NVIDIA / apex

A PyTorch Extension: Tools for easy mixed precision and distributed training in Pytorch
BSD 3-Clause "New" or "Revised" License
8.41k stars 1.4k forks source link

BatchNorm RuntimeError: expected scalar type Half but found Float #301

Closed jbohnslav closed 5 years ago

jbohnslav commented 5 years ago

Thanks for all your great work. I've found that trying to keep batch norm in fp32 results in a RuntimeError. Here is the minimum example:


device = torch.device("cuda:%d"%(0) if torch.cuda.is_available() else "cpu")

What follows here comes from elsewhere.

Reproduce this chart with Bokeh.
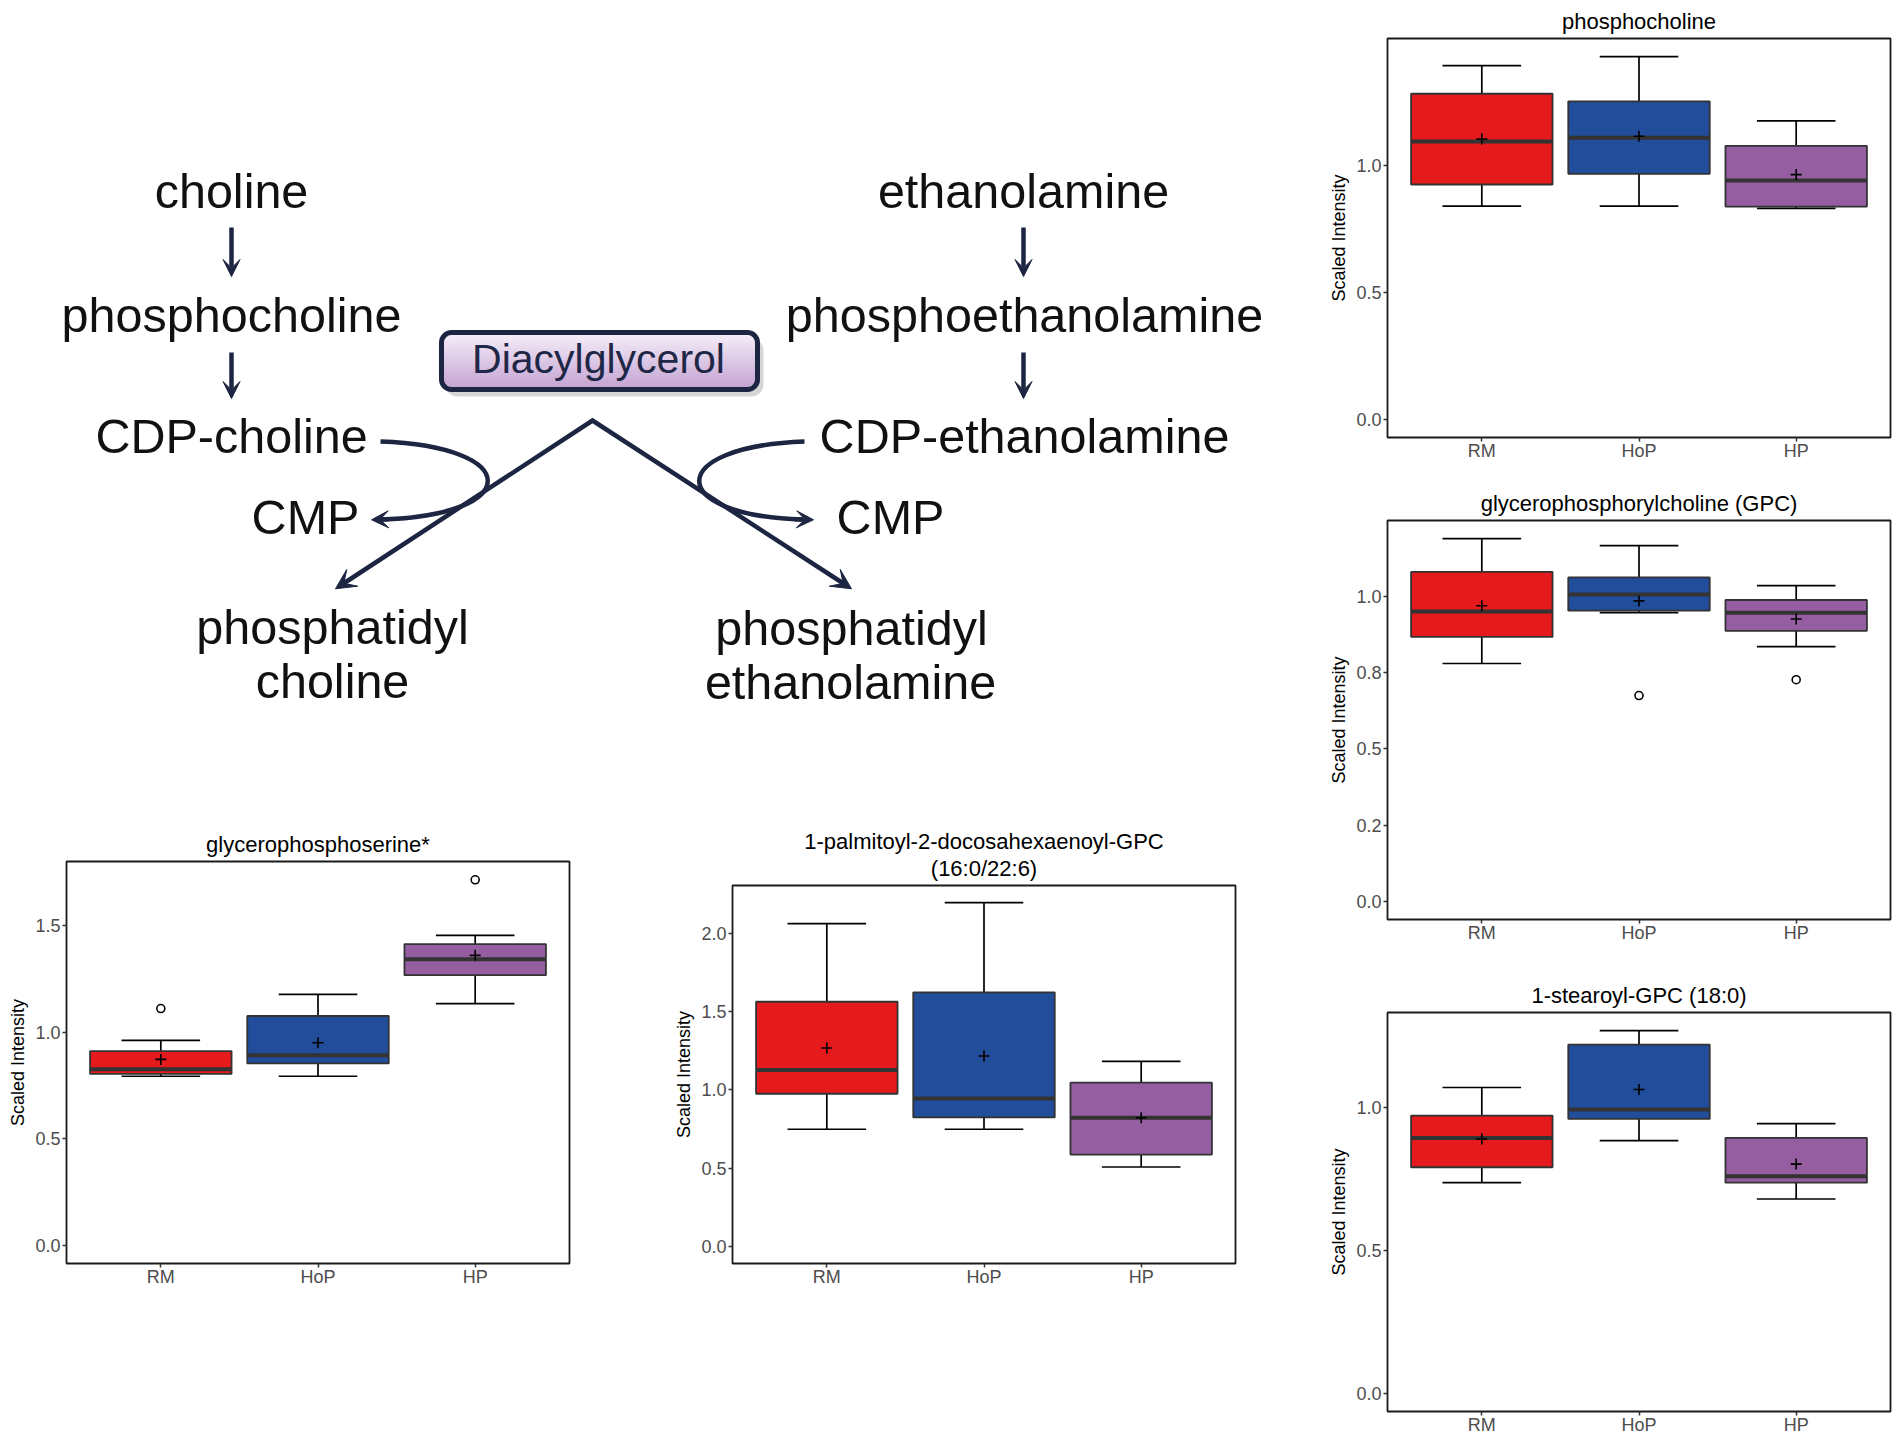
import math
from bokeh.plotting import figure
from bokeh.layouts import row, column, Spacer
from bokeh.models import Range1d, FixedTicker, Arrow, VeeHead, BoxAnnotation, Title
from bokeh.core.properties import value
from bokeh.embed import file_html
from bokeh.resources import INLINE

FONT = "Liberation Sans"
NAVY = "#1c2541"

# ---------------- data ----------------
categories = ["RM", "HoP", "HP"]
group_colors = ["#E41A1C", "#224D9B", "#955EA1"]

# phosphocholine
pc_lower = [0.839, 0.839, 0.830]
pc_q1 = [0.924, 0.966, 0.837]
pc_median = [1.093, 1.108, 0.940]
pc_q3 = [1.281, 1.251, 1.076]
pc_upper = [1.392, 1.427, 1.174]
pc_mean = [1.103, 1.114, 0.963]
pc_out_group = []
pc_out_value = []
pc_ticks = [0.0, 0.5, 1.0]
pc_tick_labels = ["0.0", "0.5", "1.0"]

# glycerophosphorylcholine (GPC)
gpc_lower = [0.779, 0.946, 0.834]
gpc_q1 = [0.866, 0.952, 0.886]
gpc_median = [0.949, 1.005, 0.945]
gpc_q3 = [1.079, 1.061, 0.987]
gpc_upper = [1.188, 1.165, 1.034]
gpc_mean = [0.968, 0.984, 0.925]
gpc_out_group = ["HoP", "HP"]
gpc_out_value = [0.674, 0.726]
gpc_ticks = [0.0, 0.25, 0.5, 0.75, 1.0]
gpc_tick_labels = ["0.0", "0.2", "0.5", "0.8", "1.0"]

# 1-stearoyl-GPC (18:0)
st_lower = [0.737, 0.884, 0.680]
st_q1 = [0.791, 0.960, 0.737]
st_median = [0.893, 0.993, 0.760]
st_q3 = [0.972, 1.220, 0.894]
st_upper = [1.070, 1.269, 0.944]
st_mean = [0.890, 1.063, 0.802]
st_out_group = []
st_out_value = []
st_ticks = [0.0, 0.5, 1.0]
st_tick_labels = ["0.0", "0.5", "1.0"]

# glycerophosphoserine*
gps_lower = [0.794, 0.794, 1.135]
gps_q1 = [0.805, 0.854, 1.269]
gps_median = [0.827, 0.892, 1.344]
gps_q3 = [0.912, 1.077, 1.415]
gps_upper = [0.962, 1.179, 1.456]
gps_mean = [0.873, 0.951, 1.362]
gps_out_group = ["RM", "HP"]
gps_out_value = [1.112, 1.717]
gps_ticks = [0.0, 0.5, 1.0, 1.5]
gps_tick_labels = ["0.0", "0.5", "1.0", "1.5"]

# 1-palmitoyl-2-docosahexaenoyl-GPC (16:0/22:6)
pd_lower = [0.748, 0.748, 0.507]
pd_q1 = [0.975, 0.824, 0.586]
pd_median = [1.127, 0.944, 0.822]
pd_q3 = [1.563, 1.623, 1.046]
pd_upper = [2.062, 2.196, 1.182]
pd_mean = [1.267, 1.216, 0.822]
pd_out_group = []
pd_out_value = []
pd_ticks = [0.0, 0.5, 1.0, 1.5, 2.0]
pd_tick_labels = ["0.0", "0.5", "1.0", "1.5", "2.0"]


def boxplot(title_lines, lower, q1, med, q3, upper, mean, out_group, out_value,
            ticks, tick_labels, frame_h, top, bottom, left=60):
    xs = [i + 1 for i in range(len(categories))]
    lo = min([0.0] + lower + out_value)
    hi = max(upper + out_value)
    span = hi - lo
    p = figure(title=None, frame_width=503, frame_height=frame_h,
               x_range=Range1d(0.4, len(categories) + 0.6),
               y_range=Range1d(lo - 0.05 * span, hi + 0.05 * span),
               output_backend="svg", toolbar_location=None,
               min_border_left=left, min_border_right=5,
               min_border_top=top, min_border_bottom=bottom)
    p.frame_align = False
    p.grid.visible = False
    p.background_fill_color = "white"
    p.border_fill_color = "white"
    p.outline_line_color = "#1a1a1a"
    p.outline_line_width = 1.8
    # title lines: nearest to the frame first
    for k, line in enumerate(reversed(title_lines)):
        t = Title(text=line, align="center", text_font=FONT, text_font_size="22px",
                  text_font_style="normal", text_color="black",
                  standoff=9 if k == 0 else -8)
        p.add_layout(t, "above")

    cap_l = [x - 0.25 for x in xs]
    cap_r = [x + 0.25 for x in xs]
    p.segment(x0=xs, y0=lower, x1=xs, y1=upper, line_color="black", line_width=1.7)
    p.segment(x0=cap_l, y0=upper, x1=cap_r, y1=upper, line_color="black", line_width=1.7)
    p.segment(x0=cap_l, y0=lower, x1=cap_r, y1=lower, line_color="black", line_width=1.7)
    p.vbar(x=xs, bottom=q1, top=q3, width=0.9, fill_color=group_colors,
           line_color="#333333", line_width=1.8)
    p.segment(x0=[x - 0.45 for x in xs], y0=med, x1=[x + 0.45 for x in xs], y1=med,
              line_color="#333333", line_width=4)
    p.scatter(x=xs, y=mean, marker="cross", size=11, line_color="black", line_width=1.6)
    if out_value:
        ox = [categories.index(g) + 1 for g in out_group]
        p.scatter(x=ox, y=out_value, marker="circle", size=8, fill_color="white",
                  line_color="black", line_width=1.6)

    p.xaxis.ticker = FixedTicker(ticks=xs)
    p.xaxis.major_label_overrides = {x: c for x, c in zip(xs, categories)}
    p.yaxis.ticker = FixedTicker(ticks=ticks)
    p.yaxis.major_label_overrides = {t: l for t, l in zip(ticks, tick_labels)}
    p.yaxis.axis_label = "Scaled Intensity"
    for ax in (p.xaxis[0], p.yaxis[0]):
        ax.axis_line_color = None
        ax.major_tick_line_color = "#333333"
        ax.major_tick_line_width = 1.5
        ax.major_tick_out = 4
        ax.major_tick_in = 0
        ax.minor_tick_out = 0
        ax.minor_tick_in = 0
        ax.major_label_text_font = FONT
        ax.major_label_text_font_size = "18px"
        ax.major_label_text_color = "#4d4d4d"
        ax.major_label_standoff = 2
        ax.axis_label_text_font = FONT
        ax.axis_label_text_font_size = "18px"
        ax.axis_label_text_font_style = "normal"
        ax.axis_label_text_color = "black"
        ax.axis_label_standoff = 4
    p.xaxis[0].major_label_standoff = -1
    return p


pc = boxplot(["phosphocholine"], pc_lower, pc_q1, pc_median, pc_q3, pc_upper, pc_mean,
             pc_out_group, pc_out_value, pc_ticks, pc_tick_labels, 399, 38, 43)
gpc = boxplot(["glycerophosphorylcholine (GPC)"], gpc_lower, gpc_q1, gpc_median, gpc_q3,
              gpc_upper, gpc_mean, gpc_out_group, gpc_out_value, gpc_ticks,
              gpc_tick_labels, 399, 40, 53)
st = boxplot(["1-stearoyl-GPC (18:0)"], st_lower, st_q1, st_median, st_q3, st_upper,
             st_mean, st_out_group, st_out_value, st_ticks, st_tick_labels, 399, 40, 30)
gps = boxplot(["glycerophosphoserine*"], gps_lower, gps_q1, gps_median, gps_q3, gps_upper,
              gps_mean, gps_out_group, gps_out_value, gps_ticks, gps_tick_labels,
              402, 38, 30, left=66)
pd = boxplot(["1-palmitoyl-2-docosahexaenoyl-GPC", "(16:0/22:6)"], pd_lower, pd_q1,
             pd_median, pd_q3, pd_upper, pd_mean, pd_out_group, pd_out_value, pd_ticks,
             pd_tick_labels, 378, 62, 30)

# ---------------- pathway diagram ----------------
DW, DH = 1326, 823
d = figure(frame_width=DW, frame_height=DH, x_range=Range1d(0, DW),
           y_range=Range1d(DH, 0), output_backend="svg", toolbar_location=None,
           x_axis_location=None, y_axis_location=None, min_border=0)
d.frame_align = False
d.grid.visible = False
d.outline_line_color = None
d.background_fill_color = "white"
d.border_fill_color = "white"

path_texts = ["choline", "phosphocholine", "CDP-choline", "CMP", "phosphatidyl", "choline",
              "ethanolamine", "phosphoethanolamine", "CDP-ethanolamine", "CMP",
              "phosphatidyl", "ethanolamine"]
tx = [231, 231, 231, 305, 332, 332, 1023, 1024, 1024, 890, 851, 850]
ty = [190.5, 314.5, 435.5, 516.5, 626.5, 680.5, 190.5, 314.5, 435.5, 516.5, 627.5, 681.5]
d.text(x=tx, y=ty, text=path_texts, text_font=value(FONT), text_font_size="48.5px",
       text_align="center", text_baseline="alphabetic", text_color="#111111")

# Diacylglycerol box (shadow, gradient fill, border)
bl, br, bt, bb = 441, 757, 332, 389
d.add_layout(BoxAnnotation(left=bl + 4, right=br + 6, top=bt + 6, bottom=bb + 7,
                           fill_color="#000000", fill_alpha=0.16, line_color=None,
                           border_radius=12, level="underlay"))
c_top = (0xF5, 0xEE, 0xF8)
c_bot = (0xC2, 0x9F, 0xD1)
qt, qb, ql, qr, qc = [], [], [], [], []
yy = bt + 2
while yy < bb - 2:
    y2 = min(yy + 2, bb - 2)
    dist = min(yy - bt, bb - y2)
    r_o, r_i = 10.0, 7.5
    if dist < r_o:
        h = r_o - dist
        inset = r_o - math.sqrt(max(0.0, r_i ** 2 - h ** 2)) if h < r_i else r_o
    else:
        inset = 2.0
    f = (yy - bt) / (bb - bt)
    col = "#%02x%02x%02x" % tuple(int(round(a + (b - a) * f)) for a, b in zip(c_top, c_bot))
    qt.append(yy); qb.append(y2 + 0.6); ql.append(bl + inset); qr.append(br - inset); qc.append(col)
    yy = y2
d.quad(left=ql, right=qr, top=qt, bottom=qb, fill_color=qc, line_color=None)
d.add_layout(BoxAnnotation(left=bl, right=br, top=bt, bottom=bb, fill_color=None,
                           fill_alpha=0, line_color=NAVY, line_alpha=1.0, line_width=5,
                           border_radius=10))
d.text(x=[598], y=[358.5], text=["Diacylglycerol"], text_font=value(FONT),
       text_font_size="41px", text_align="center", text_baseline="alphabetic",
       text_color="#1f2747")


def arrow(x0, y0, x1, y1, w=4.5, size=17):
    d.add_layout(Arrow(end=VeeHead(size=size, fill_color=NAVY, line_color=NAVY, line_width=1),
                       x_start=x0, y_start=y0, x_end=x1, y_end=y1,
                       line_color=NAVY, line_width=w))


# straight pathway arrows
arrow(231, 227, 231, 276)
arrow(231, 352, 231, 398)
arrow(1023, 227, 1023, 276)
arrow(1023, 352, 1023, 398)

# diacylglycerol V lines
d.line(x=[340, 592, 846], y=[585, 420, 585], line_color=NAVY, line_width=4.5,
       line_join="miter")
arrow(344, 582.4, 335, 588.3, size=20)
arrow(842, 582.4, 851, 588.3, size=20)

# CDP -> CMP curved arrows
d.bezier(x0=[380, 804], y0=[441, 441], x1=[380, 802], y1=[519, 519],
         cx0=[523, 664], cy0=[446, 446], cx1=[523, 664], cy1=[515, 515],
         line_color=NAVY, line_width=4.5)
arrow(388, 518.8, 371, 519.3, size=17)
arrow(794, 518.8, 813, 519.3, size=17)

# ---------------- layout ----------------
bottom_row = row(gps, Spacer(width=97, height=10), pd)
left_col = column(d, bottom_row)
right_col = column(pc, gpc, st)
layout = row(left_col, right_col)

open("out.html", "w").write(file_html(layout, INLINE))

criterion = CustomLoss(device=device)
model = MyModel().to(device)
dataloaders = ...
optimizer = optim.Adam(filter(lambda p: p.requires_grad, model.parameters()), lr=args.lr, eps=1e-8)
model, optimizer = amp.initialize(model, optimizer, opt_level='O1')
dataiter = iter(dataloaders['train'])
images = next(dataiter)
images = images.to(device)
outputs = model(images)
loss = criterion(images, outputs)
with amp.scale_loss(loss, optimizer) as scaled_loss:
    scaled_loss.backward()

Here is the error message:

python testing_apex.py 
Selected optimization level O1:  Insert automatic casts around Pytorch functions and Tensor methods.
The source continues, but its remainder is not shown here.